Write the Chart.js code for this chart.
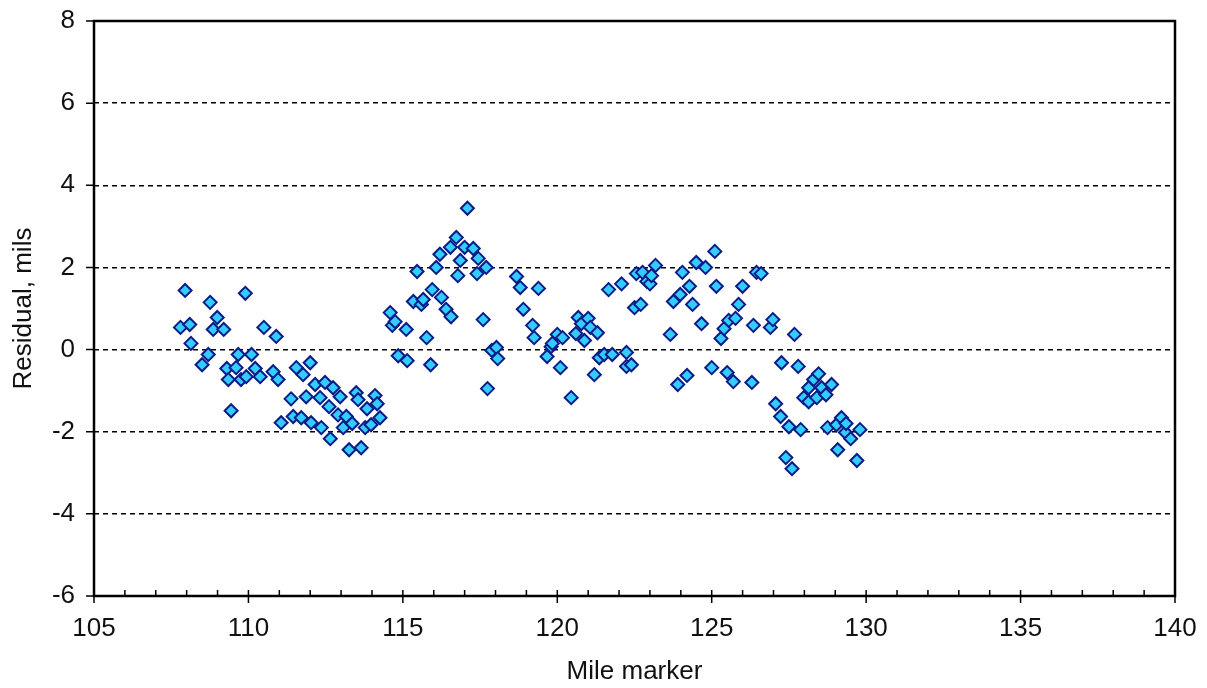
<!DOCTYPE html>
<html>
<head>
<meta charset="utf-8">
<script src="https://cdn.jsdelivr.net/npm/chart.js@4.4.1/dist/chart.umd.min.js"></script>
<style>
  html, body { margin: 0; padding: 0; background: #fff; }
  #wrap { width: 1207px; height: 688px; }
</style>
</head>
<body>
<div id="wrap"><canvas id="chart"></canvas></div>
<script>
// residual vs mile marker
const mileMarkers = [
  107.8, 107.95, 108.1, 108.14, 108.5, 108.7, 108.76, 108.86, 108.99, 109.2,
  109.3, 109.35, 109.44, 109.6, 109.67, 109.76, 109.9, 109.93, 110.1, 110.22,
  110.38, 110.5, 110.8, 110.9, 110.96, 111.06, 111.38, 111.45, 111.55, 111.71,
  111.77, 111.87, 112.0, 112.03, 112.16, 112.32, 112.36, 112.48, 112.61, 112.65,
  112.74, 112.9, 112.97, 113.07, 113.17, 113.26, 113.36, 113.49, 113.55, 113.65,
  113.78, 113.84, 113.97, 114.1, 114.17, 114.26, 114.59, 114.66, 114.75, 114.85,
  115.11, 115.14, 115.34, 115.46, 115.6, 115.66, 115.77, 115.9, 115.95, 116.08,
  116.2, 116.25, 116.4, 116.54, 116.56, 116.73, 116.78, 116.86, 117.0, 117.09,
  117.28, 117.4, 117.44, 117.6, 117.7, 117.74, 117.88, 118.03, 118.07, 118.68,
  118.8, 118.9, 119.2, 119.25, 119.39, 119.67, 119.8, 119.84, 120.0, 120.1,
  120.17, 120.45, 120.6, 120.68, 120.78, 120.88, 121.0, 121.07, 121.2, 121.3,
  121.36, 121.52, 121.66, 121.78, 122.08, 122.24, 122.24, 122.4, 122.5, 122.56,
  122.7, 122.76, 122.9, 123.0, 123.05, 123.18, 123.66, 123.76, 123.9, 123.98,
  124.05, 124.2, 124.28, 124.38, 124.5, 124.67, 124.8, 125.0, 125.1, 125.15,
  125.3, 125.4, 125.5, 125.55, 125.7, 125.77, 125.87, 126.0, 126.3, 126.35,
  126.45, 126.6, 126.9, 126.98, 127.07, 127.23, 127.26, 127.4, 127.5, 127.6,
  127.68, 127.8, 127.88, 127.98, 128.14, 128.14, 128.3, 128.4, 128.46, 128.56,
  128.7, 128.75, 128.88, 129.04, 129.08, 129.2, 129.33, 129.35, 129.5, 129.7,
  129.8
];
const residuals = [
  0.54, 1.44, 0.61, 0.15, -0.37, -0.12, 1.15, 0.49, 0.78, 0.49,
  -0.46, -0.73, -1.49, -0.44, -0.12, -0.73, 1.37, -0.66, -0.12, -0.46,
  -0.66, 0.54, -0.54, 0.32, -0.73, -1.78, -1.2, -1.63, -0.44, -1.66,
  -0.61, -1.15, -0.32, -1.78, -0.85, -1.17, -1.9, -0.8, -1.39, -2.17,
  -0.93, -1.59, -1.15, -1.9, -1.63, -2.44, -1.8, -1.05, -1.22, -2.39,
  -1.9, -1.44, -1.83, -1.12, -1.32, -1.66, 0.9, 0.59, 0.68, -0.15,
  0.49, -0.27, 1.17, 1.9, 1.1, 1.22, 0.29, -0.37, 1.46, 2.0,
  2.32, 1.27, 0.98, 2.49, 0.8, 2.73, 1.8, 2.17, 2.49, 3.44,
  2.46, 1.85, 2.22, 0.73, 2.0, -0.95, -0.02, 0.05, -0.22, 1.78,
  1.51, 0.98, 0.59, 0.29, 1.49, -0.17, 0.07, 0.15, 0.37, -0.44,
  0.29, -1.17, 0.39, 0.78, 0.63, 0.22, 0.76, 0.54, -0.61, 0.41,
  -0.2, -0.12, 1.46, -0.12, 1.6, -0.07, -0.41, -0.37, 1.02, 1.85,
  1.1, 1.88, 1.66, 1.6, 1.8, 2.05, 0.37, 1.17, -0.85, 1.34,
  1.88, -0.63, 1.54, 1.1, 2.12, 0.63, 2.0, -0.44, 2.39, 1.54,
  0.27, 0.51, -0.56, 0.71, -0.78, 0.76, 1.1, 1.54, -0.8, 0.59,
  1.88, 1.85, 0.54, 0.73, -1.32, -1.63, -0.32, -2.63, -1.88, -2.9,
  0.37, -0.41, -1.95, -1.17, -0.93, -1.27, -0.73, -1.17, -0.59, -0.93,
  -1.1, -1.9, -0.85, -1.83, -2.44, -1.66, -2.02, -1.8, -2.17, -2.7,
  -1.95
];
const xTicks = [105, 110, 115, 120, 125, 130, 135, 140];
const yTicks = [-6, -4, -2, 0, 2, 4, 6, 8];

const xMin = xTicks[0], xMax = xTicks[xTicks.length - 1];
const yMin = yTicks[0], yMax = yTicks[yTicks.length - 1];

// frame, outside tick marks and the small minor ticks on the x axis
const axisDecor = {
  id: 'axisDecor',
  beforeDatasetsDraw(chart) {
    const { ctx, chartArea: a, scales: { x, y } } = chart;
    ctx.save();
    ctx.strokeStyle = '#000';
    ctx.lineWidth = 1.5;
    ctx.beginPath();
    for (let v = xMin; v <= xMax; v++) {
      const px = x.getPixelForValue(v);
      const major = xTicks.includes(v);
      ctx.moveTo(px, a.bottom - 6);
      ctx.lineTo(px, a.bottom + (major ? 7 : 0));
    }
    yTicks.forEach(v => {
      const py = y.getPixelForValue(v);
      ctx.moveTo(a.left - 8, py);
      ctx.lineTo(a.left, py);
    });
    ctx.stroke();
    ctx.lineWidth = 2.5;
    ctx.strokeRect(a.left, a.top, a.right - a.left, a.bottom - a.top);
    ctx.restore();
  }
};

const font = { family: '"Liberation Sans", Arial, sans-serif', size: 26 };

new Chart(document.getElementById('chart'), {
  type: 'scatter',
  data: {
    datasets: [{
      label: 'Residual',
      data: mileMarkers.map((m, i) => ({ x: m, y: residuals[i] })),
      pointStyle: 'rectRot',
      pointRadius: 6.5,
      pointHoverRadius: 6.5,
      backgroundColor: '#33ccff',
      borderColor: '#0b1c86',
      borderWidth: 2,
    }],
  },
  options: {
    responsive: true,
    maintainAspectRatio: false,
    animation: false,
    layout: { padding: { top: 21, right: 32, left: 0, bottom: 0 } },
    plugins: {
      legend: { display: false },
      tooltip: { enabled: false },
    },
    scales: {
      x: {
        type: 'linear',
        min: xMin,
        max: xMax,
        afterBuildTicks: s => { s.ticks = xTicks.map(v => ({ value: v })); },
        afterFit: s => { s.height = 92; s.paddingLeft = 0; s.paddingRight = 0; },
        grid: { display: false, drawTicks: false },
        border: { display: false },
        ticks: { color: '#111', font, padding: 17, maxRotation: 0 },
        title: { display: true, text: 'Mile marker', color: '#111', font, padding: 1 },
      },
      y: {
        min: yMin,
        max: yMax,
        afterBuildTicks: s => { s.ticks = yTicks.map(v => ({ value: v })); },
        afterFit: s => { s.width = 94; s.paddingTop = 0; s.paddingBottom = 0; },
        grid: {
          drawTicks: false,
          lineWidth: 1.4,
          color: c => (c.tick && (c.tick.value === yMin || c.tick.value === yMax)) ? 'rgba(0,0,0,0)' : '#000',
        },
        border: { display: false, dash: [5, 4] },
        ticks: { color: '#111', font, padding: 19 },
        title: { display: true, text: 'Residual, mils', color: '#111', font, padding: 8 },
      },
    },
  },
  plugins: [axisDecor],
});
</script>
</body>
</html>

▶ _Task to carry out_
All of the material above is to be copied exactly, except for its images.

▶ _Full response_
Write the Chart.js code for this chart.
<!DOCTYPE html>
<html>
<head>
<meta charset="utf-8">
<script src="https://cdn.jsdelivr.net/npm/chart.js@4.4.1/dist/chart.umd.min.js"></script>
<style>
  html, body { margin: 0; padding: 0; background: #fff; }
  #wrap { width: 1207px; height: 688px; }
</style>
</head>
<body>
<div id="wrap"><canvas id="chart"></canvas></div>
<script>
// residual vs mile marker
const mileMarkers = [
  107.8, 107.95, 108.1, 108.14, 108.5, 108.7, 108.76, 108.86, 108.99, 109.2,
  109.3, 109.35, 109.44, 109.6, 109.67, 109.76, 109.9, 109.93, 110.1, 110.22,
  110.38, 110.5, 110.8, 110.9, 110.96, 111.06, 111.38, 111.45, 111.55, 111.71,
  111.77, 111.87, 112.0, 112.03, 112.16, 112.32, 112.36, 112.48, 112.61, 112.65,
  112.74, 112.9, 112.97, 113.07, 113.17, 113.26, 113.36, 113.49, 113.55, 113.65,
  113.78, 113.84, 113.97, 114.1, 114.17, 114.26, 114.59, 114.66, 114.75, 114.85,
  115.11, 115.14, 115.34, 115.46, 115.6, 115.66, 115.77, 115.9, 115.95, 116.08,
  116.2, 116.25, 116.4, 116.54, 116.56, 116.73, 116.78, 116.86, 117.0, 117.09,
  117.28, 117.4, 117.44, 117.6, 117.7, 117.74, 117.88, 118.03, 118.07, 118.68,
  118.8, 118.9, 119.2, 119.25, 119.39, 119.67, 119.8, 119.84, 120.0, 120.1,
  120.17, 120.45, 120.6, 120.68, 120.78, 120.88, 121.0, 121.07, 121.2, 121.3,
  121.36, 121.52, 121.66, 121.78, 122.08, 122.24, 122.24, 122.4, 122.5, 122.56,
  122.7, 122.76, 122.9, 123.0, 123.05, 123.18, 123.66, 123.76, 123.9, 123.98,
  124.05, 124.2, 124.28, 124.38, 124.5, 124.67, 124.8, 125.0, 125.1, 125.15,
  125.3, 125.4, 125.5, 125.55, 125.7, 125.77, 125.87, 126.0, 126.3, 126.35,
  126.45, 126.6, 126.9, 126.98, 127.07, 127.23, 127.26, 127.4, 127.5, 127.6,
  127.68, 127.8, 127.88, 127.98, 128.14, 128.14, 128.3, 128.4, 128.46, 128.56,
  128.7, 128.75, 128.88, 129.04, 129.08, 129.2, 129.33, 129.35, 129.5, 129.7,
  129.8
];
const residuals = [
  0.54, 1.44, 0.61, 0.15, -0.37, -0.12, 1.15, 0.49, 0.78, 0.49,
  -0.46, -0.73, -1.49, -0.44, -0.12, -0.73, 1.37, -0.66, -0.12, -0.46,
  -0.66, 0.54, -0.54, 0.32, -0.73, -1.78, -1.2, -1.63, -0.44, -1.66,
  -0.61, -1.15, -0.32, -1.78, -0.85, -1.17, -1.9, -0.8, -1.39, -2.17,
  -0.93, -1.59, -1.15, -1.9, -1.63, -2.44, -1.8, -1.05, -1.22, -2.39,
  -1.9, -1.44, -1.83, -1.12, -1.32, -1.66, 0.9, 0.59, 0.68, -0.15,
  0.49, -0.27, 1.17, 1.9, 1.1, 1.22, 0.29, -0.37, 1.46, 2.0,
  2.32, 1.27, 0.98, 2.49, 0.8, 2.73, 1.8, 2.17, 2.49, 3.44,
  2.46, 1.85, 2.22, 0.73, 2.0, -0.95, -0.02, 0.05, -0.22, 1.78,
  1.51, 0.98, 0.59, 0.29, 1.49, -0.17, 0.07, 0.15, 0.37, -0.44,
  0.29, -1.17, 0.39, 0.78, 0.63, 0.22, 0.76, 0.54, -0.61, 0.41,
  -0.2, -0.12, 1.46, -0.12, 1.6, -0.07, -0.41, -0.37, 1.02, 1.85,
  1.1, 1.88, 1.66, 1.6, 1.8, 2.05, 0.37, 1.17, -0.85, 1.34,
  1.88, -0.63, 1.54, 1.1, 2.12, 0.63, 2.0, -0.44, 2.39, 1.54,
  0.27, 0.51, -0.56, 0.71, -0.78, 0.76, 1.1, 1.54, -0.8, 0.59,
  1.88, 1.85, 0.54, 0.73, -1.32, -1.63, -0.32, -2.63, -1.88, -2.9,
  0.37, -0.41, -1.95, -1.17, -0.93, -1.27, -0.73, -1.17, -0.59, -0.93,
  -1.1, -1.9, -0.85, -1.83, -2.44, -1.66, -2.02, -1.8, -2.17, -2.7,
  -1.95
];
const xTicks = [105, 110, 115, 120, 125, 130, 135, 140];
const yTicks = [-6, -4, -2, 0, 2, 4, 6, 8];

const xMin = xTicks[0], xMax = xTicks[xTicks.length - 1];
const yMin = yTicks[0], yMax = yTicks[yTicks.length - 1];

// frame, outside tick marks and the small minor ticks on the x axis
const axisDecor = {
  id: 'axisDecor',
  beforeDatasetsDraw(chart) {
    const { ctx, chartArea: a, scales: { x, y } } = chart;
    ctx.save();
    ctx.strokeStyle = '#000';
    ctx.lineWidth = 1.5;
    ctx.beginPath();
    for (let v = xMin; v <= xMax; v++) {
      const px = x.getPixelForValue(v);
      const major = xTicks.includes(v);
      ctx.moveTo(px, a.bottom - 6);
      ctx.lineTo(px, a.bottom + (major ? 7 : 0));
    }
    yTicks.forEach(v => {
      const py = y.getPixelForValue(v);
      ctx.moveTo(a.left - 8, py);
      ctx.lineTo(a.left, py);
    });
    ctx.stroke();
    ctx.lineWidth = 2.5;
    ctx.strokeRect(a.left, a.top, a.right - a.left, a.bottom - a.top);
    ctx.restore();
  }
};

const font = { family: '"Liberation Sans", Arial, sans-serif', size: 26 };

new Chart(document.getElementById('chart'), {
  type: 'scatter',
  data: {
    datasets: [{
      label: 'Residual',
      data: mileMarkers.map((m, i) => ({ x: m, y: residuals[i] })),
      pointStyle: 'rectRot',
      pointRadius: 6.5,
      pointHoverRadius: 6.5,
      backgroundColor: '#33ccff',
      borderColor: '#0b1c86',
      borderWidth: 2,
    }],
  },
  options: {
    responsive: true,
    maintainAspectRatio: false,
    animation: false,
    layout: { padding: { top: 21, right: 32, left: 0, bottom: 0 } },
    plugins: {
      legend: { display: false },
      tooltip: { enabled: false },
    },
    scales: {
      x: {
        type: 'linear',
        min: xMin,
        max: xMax,
        afterBuildTicks: s => { s.ticks = xTicks.map(v => ({ value: v })); },
        afterFit: s => { s.height = 92; s.paddingLeft = 0; s.paddingRight = 0; },
        grid: { display: false, drawTicks: false },
        border: { display: false },
        ticks: { color: '#111', font, padding: 17, maxRotation: 0 },
        title: { display: true, text: 'Mile marker', color: '#111', font, padding: 1 },
      },
      y: {
        min: yMin,
        max: yMax,
        afterBuildTicks: s => { s.ticks = yTicks.map(v => ({ value: v })); },
        afterFit: s => { s.width = 94; s.paddingTop = 0; s.paddingBottom = 0; },
        grid: {
          drawTicks: false,
          lineWidth: 1.4,
          color: c => (c.tick && (c.tick.value === yMin || c.tick.value === yMax)) ? 'rgba(0,0,0,0)' : '#000',
        },
        border: { display: false, dash: [5, 4] },
        ticks: { color: '#111', font, padding: 19 },
        title: { display: true, text: 'Residual, mils', color: '#111', font, padding: 8 },
      },
    },
  },
  plugins: [axisDecor],
});
</script>
</body>
</html>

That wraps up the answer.